# What you are asked to do
Exact reproduction of the data is required, with images excluded.

○ ○ ○ ○ ○ ○ ○

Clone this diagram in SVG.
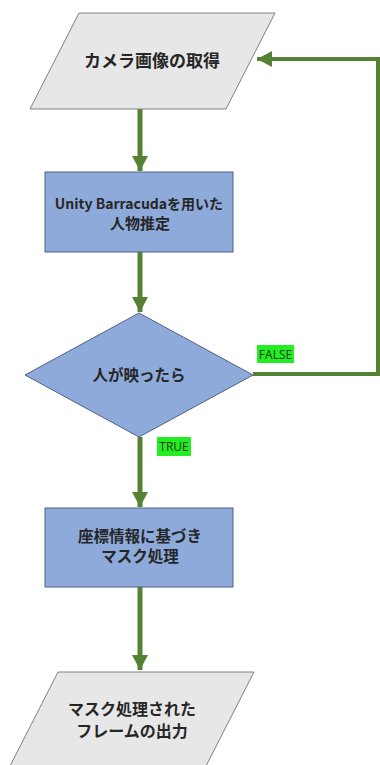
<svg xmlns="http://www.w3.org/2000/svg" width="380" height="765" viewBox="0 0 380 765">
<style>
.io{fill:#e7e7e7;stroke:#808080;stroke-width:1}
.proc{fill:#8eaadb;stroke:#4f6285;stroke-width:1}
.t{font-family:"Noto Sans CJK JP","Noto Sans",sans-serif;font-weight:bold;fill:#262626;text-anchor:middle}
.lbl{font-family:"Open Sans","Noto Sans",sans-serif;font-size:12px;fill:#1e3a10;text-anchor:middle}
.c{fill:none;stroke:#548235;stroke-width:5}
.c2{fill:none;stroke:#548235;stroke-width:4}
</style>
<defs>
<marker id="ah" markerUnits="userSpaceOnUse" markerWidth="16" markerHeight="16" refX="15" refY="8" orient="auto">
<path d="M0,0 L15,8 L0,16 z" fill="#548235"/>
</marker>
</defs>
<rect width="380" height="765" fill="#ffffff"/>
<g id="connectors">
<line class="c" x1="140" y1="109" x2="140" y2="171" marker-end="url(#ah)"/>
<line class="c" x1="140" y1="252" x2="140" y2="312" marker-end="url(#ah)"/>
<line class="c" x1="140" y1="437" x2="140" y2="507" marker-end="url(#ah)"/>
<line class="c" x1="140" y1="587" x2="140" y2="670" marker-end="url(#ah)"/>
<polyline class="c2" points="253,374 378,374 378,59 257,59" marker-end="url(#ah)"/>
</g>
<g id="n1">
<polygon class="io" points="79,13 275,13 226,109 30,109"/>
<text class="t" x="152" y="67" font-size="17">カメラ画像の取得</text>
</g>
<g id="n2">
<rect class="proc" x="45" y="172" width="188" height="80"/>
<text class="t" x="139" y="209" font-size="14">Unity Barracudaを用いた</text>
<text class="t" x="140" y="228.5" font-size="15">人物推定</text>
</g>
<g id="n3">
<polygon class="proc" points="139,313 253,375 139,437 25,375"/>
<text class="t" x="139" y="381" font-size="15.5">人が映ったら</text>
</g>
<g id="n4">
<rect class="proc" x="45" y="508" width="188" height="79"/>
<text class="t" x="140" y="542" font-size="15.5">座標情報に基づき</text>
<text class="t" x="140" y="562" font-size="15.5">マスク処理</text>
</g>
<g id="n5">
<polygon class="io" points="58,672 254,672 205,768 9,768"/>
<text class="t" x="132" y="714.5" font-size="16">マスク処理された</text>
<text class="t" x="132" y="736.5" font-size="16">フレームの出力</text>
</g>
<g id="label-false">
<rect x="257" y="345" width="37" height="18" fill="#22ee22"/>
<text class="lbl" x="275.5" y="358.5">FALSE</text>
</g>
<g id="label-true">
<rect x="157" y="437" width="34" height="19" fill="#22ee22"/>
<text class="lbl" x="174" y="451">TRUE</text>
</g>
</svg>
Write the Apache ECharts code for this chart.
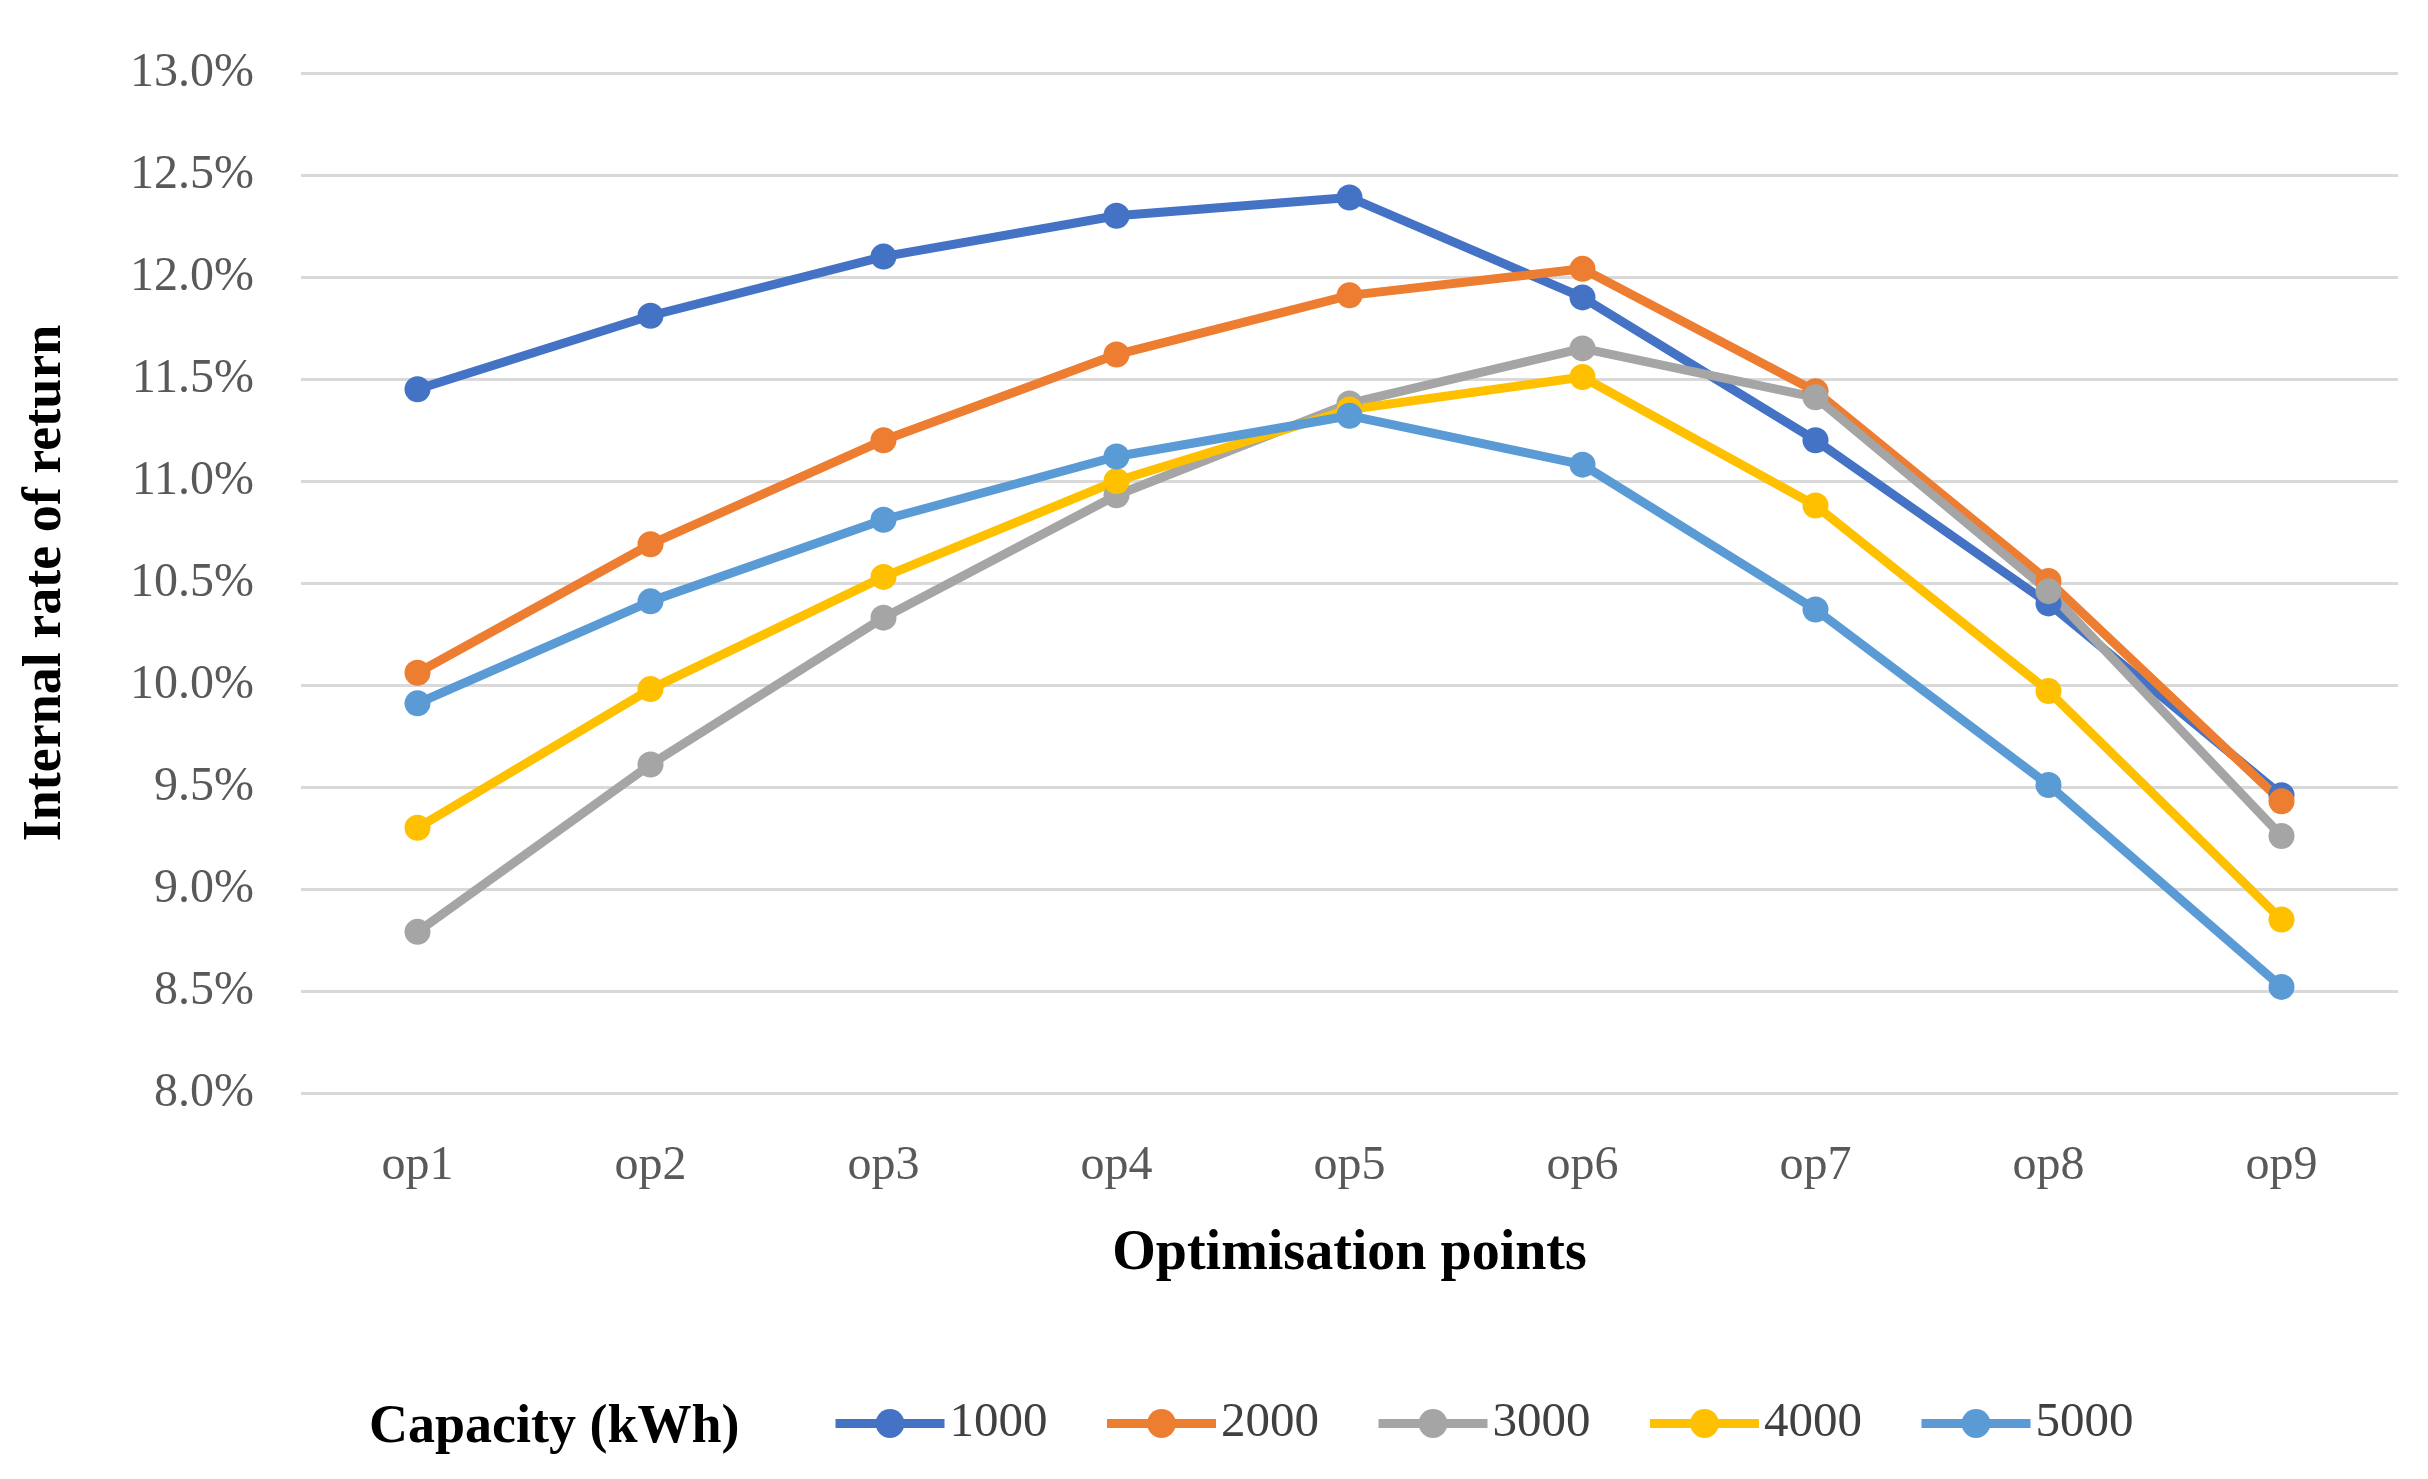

○ ○ ○ ○ ○ ○ ○

# Answer to this exercise
Clone this diagram in SVG.
<svg xmlns="http://www.w3.org/2000/svg" width="380" height="765" viewBox="0 0 380 765">
<style>
.io{fill:#e7e7e7;stroke:#808080;stroke-width:1}
.proc{fill:#8eaadb;stroke:#4f6285;stroke-width:1}
.t{font-family:"Noto Sans CJK JP","Noto Sans",sans-serif;font-weight:bold;fill:#262626;text-anchor:middle}
.lbl{font-family:"Open Sans","Noto Sans",sans-serif;font-size:12px;fill:#1e3a10;text-anchor:middle}
.c{fill:none;stroke:#548235;stroke-width:5}
.c2{fill:none;stroke:#548235;stroke-width:4}
</style>
<defs>
<marker id="ah" markerUnits="userSpaceOnUse" markerWidth="16" markerHeight="16" refX="15" refY="8" orient="auto">
<path d="M0,0 L15,8 L0,16 z" fill="#548235"/>
</marker>
</defs>
<rect width="380" height="765" fill="#ffffff"/>
<g id="connectors">
<line class="c" x1="140" y1="109" x2="140" y2="171" marker-end="url(#ah)"/>
<line class="c" x1="140" y1="252" x2="140" y2="312" marker-end="url(#ah)"/>
<line class="c" x1="140" y1="437" x2="140" y2="507" marker-end="url(#ah)"/>
<line class="c" x1="140" y1="587" x2="140" y2="670" marker-end="url(#ah)"/>
<polyline class="c2" points="253,374 378,374 378,59 257,59" marker-end="url(#ah)"/>
</g>
<g id="n1">
<polygon class="io" points="79,13 275,13 226,109 30,109"/>
<text class="t" x="152" y="67" font-size="17">カメラ画像の取得</text>
</g>
<g id="n2">
<rect class="proc" x="45" y="172" width="188" height="80"/>
<text class="t" x="139" y="209" font-size="14">Unity Barracudaを用いた</text>
<text class="t" x="140" y="228.5" font-size="15">人物推定</text>
</g>
<g id="n3">
<polygon class="proc" points="139,313 253,375 139,437 25,375"/>
<text class="t" x="139" y="381" font-size="15.5">人が映ったら</text>
</g>
<g id="n4">
<rect class="proc" x="45" y="508" width="188" height="79"/>
<text class="t" x="140" y="542" font-size="15.5">座標情報に基づき</text>
<text class="t" x="140" y="562" font-size="15.5">マスク処理</text>
</g>
<g id="n5">
<polygon class="io" points="58,672 254,672 205,768 9,768"/>
<text class="t" x="132" y="714.5" font-size="16">マスク処理された</text>
<text class="t" x="132" y="736.5" font-size="16">フレームの出力</text>
</g>
<g id="label-false">
<rect x="257" y="345" width="37" height="18" fill="#22ee22"/>
<text class="lbl" x="275.5" y="358.5">FALSE</text>
</g>
<g id="label-true">
<rect x="157" y="437" width="34" height="19" fill="#22ee22"/>
<text class="lbl" x="174" y="451">TRUE</text>
</g>
</svg>
Write the Apache ECharts code for this chart.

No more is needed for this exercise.